Given instruction ->
Leave out the pictures, and write out exactly the lines from the beginning of the material to the line holding "(goosetitle) at (606,25.5)", that line included, and nothing else.

Data excerpt ->
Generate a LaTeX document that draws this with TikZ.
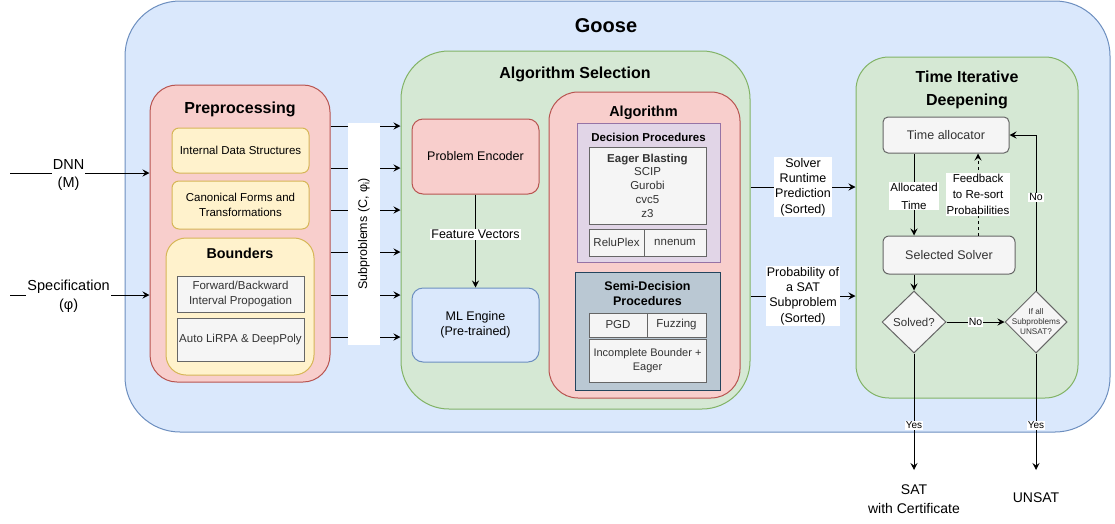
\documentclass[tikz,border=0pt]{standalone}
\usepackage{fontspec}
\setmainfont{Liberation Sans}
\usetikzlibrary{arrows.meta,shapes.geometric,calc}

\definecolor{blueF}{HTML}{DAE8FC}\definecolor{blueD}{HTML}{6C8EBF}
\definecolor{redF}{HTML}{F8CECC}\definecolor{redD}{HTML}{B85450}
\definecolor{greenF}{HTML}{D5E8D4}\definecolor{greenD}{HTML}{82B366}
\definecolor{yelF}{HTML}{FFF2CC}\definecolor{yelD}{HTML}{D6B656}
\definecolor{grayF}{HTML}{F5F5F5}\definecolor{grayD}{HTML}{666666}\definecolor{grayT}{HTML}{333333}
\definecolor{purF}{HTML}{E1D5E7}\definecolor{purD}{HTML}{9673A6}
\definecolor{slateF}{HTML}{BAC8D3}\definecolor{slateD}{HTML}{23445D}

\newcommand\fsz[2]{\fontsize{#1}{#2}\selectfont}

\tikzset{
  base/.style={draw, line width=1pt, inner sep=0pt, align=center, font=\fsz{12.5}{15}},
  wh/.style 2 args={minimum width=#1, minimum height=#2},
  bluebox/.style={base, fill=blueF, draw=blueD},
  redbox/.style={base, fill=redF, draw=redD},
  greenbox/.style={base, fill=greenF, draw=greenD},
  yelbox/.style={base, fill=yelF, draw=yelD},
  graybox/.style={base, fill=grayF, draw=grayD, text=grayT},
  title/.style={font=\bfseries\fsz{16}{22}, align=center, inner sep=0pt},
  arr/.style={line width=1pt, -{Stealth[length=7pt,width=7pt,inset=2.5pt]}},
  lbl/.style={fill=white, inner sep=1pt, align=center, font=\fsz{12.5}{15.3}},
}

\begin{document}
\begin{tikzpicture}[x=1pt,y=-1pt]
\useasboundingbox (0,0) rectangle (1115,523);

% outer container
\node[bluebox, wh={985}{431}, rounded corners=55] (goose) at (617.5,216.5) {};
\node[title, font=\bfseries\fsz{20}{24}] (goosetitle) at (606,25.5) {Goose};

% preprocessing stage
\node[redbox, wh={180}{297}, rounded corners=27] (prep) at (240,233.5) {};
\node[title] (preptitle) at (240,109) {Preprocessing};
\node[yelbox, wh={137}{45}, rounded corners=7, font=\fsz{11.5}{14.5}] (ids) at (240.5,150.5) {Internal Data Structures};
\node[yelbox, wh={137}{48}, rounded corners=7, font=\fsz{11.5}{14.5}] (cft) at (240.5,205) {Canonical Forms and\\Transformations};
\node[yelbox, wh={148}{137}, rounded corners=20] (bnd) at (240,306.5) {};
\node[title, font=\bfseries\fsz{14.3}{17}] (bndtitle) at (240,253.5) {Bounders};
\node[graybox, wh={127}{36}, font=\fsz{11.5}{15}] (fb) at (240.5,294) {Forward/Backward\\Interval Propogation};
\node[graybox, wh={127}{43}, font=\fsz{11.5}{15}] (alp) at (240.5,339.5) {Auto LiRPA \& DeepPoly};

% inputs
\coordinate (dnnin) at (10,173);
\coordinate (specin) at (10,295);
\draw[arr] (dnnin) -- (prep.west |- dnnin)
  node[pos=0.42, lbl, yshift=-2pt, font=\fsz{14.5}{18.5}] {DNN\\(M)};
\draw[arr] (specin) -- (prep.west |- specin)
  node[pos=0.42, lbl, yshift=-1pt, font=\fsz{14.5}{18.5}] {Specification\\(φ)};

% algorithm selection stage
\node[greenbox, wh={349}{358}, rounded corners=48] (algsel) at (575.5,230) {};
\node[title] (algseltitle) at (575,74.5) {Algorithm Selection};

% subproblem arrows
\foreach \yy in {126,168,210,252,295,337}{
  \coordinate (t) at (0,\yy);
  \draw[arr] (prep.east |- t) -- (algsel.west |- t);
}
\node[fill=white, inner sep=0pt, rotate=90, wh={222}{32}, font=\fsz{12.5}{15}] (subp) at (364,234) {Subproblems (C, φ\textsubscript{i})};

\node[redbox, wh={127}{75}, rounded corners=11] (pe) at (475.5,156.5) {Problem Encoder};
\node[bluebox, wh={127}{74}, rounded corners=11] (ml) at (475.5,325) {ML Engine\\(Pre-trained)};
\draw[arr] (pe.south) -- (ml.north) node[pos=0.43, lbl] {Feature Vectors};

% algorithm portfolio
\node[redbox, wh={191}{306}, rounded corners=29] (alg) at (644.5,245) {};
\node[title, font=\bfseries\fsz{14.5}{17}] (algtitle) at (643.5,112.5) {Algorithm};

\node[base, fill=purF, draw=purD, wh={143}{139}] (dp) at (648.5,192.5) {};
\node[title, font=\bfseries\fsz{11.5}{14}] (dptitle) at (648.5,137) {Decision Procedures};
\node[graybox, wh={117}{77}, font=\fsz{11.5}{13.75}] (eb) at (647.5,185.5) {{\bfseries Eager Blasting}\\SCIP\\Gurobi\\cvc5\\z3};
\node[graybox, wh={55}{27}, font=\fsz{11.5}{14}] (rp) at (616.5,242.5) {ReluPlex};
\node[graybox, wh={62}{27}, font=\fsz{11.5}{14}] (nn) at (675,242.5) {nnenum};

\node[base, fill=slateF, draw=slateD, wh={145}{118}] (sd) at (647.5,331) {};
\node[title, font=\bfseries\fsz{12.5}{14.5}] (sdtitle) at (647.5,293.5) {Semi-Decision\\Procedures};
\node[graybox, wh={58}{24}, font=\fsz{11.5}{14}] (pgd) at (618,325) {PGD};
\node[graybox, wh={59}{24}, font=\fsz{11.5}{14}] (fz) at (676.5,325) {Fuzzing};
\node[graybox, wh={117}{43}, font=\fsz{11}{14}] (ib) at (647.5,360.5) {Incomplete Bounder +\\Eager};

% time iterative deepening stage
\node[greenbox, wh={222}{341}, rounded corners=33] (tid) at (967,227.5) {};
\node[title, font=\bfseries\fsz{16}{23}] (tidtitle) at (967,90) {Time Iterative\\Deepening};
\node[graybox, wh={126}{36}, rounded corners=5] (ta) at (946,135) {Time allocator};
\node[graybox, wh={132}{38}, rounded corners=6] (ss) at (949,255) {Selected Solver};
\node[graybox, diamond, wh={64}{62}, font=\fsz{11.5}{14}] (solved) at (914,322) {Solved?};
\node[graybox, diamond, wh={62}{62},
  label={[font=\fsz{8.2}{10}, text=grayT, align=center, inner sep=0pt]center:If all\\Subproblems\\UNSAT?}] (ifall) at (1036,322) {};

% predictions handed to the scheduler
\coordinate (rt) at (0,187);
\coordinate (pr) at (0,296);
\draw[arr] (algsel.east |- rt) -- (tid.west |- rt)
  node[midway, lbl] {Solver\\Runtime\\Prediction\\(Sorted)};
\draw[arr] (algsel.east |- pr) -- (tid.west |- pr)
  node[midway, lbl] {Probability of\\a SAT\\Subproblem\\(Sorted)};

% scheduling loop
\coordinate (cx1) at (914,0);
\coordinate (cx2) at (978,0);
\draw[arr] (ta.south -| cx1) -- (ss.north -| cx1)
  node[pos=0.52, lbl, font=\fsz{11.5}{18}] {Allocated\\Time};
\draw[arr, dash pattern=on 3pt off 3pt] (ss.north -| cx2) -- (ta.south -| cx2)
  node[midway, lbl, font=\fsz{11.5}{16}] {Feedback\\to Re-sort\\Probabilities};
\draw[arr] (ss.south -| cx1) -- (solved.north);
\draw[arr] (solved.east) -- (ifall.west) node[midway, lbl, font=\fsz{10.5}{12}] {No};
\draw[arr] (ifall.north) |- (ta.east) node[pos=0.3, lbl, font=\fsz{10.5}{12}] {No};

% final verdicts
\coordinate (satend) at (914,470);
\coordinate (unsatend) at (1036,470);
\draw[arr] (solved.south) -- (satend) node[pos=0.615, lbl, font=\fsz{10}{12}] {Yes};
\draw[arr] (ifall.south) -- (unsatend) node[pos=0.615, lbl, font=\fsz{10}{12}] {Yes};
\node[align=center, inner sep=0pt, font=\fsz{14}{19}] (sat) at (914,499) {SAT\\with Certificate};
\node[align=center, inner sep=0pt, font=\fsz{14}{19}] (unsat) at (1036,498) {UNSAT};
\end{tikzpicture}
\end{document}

Result of the exercise ->
Generate a LaTeX document that draws this with TikZ.
\documentclass[tikz,border=0pt]{standalone}
\usepackage{fontspec}
\setmainfont{Liberation Sans}
\usetikzlibrary{arrows.meta,shapes.geometric,calc}

\definecolor{blueF}{HTML}{DAE8FC}\definecolor{blueD}{HTML}{6C8EBF}
\definecolor{redF}{HTML}{F8CECC}\definecolor{redD}{HTML}{B85450}
\definecolor{greenF}{HTML}{D5E8D4}\definecolor{greenD}{HTML}{82B366}
\definecolor{yelF}{HTML}{FFF2CC}\definecolor{yelD}{HTML}{D6B656}
\definecolor{grayF}{HTML}{F5F5F5}\definecolor{grayD}{HTML}{666666}\definecolor{grayT}{HTML}{333333}
\definecolor{purF}{HTML}{E1D5E7}\definecolor{purD}{HTML}{9673A6}
\definecolor{slateF}{HTML}{BAC8D3}\definecolor{slateD}{HTML}{23445D}

\newcommand\fsz[2]{\fontsize{#1}{#2}\selectfont}

\tikzset{
  base/.style={draw, line width=1pt, inner sep=0pt, align=center, font=\fsz{12.5}{15}},
  wh/.style 2 args={minimum width=#1, minimum height=#2},
  bluebox/.style={base, fill=blueF, draw=blueD},
  redbox/.style={base, fill=redF, draw=redD},
  greenbox/.style={base, fill=greenF, draw=greenD},
  yelbox/.style={base, fill=yelF, draw=yelD},
  graybox/.style={base, fill=grayF, draw=grayD, text=grayT},
  title/.style={font=\bfseries\fsz{16}{22}, align=center, inner sep=0pt},
  arr/.style={line width=1pt, -{Stealth[length=7pt,width=7pt,inset=2.5pt]}},
  lbl/.style={fill=white, inner sep=1pt, align=center, font=\fsz{12.5}{15.3}},
}

\begin{document}
\begin{tikzpicture}[x=1pt,y=-1pt]
\useasboundingbox (0,0) rectangle (1115,523);

% outer container
\node[bluebox, wh={985}{431}, rounded corners=55] (goose) at (617.5,216.5) {};
\node[title, font=\bfseries\fsz{20}{24}] (goosetitle) at (606,25.5) {Goose};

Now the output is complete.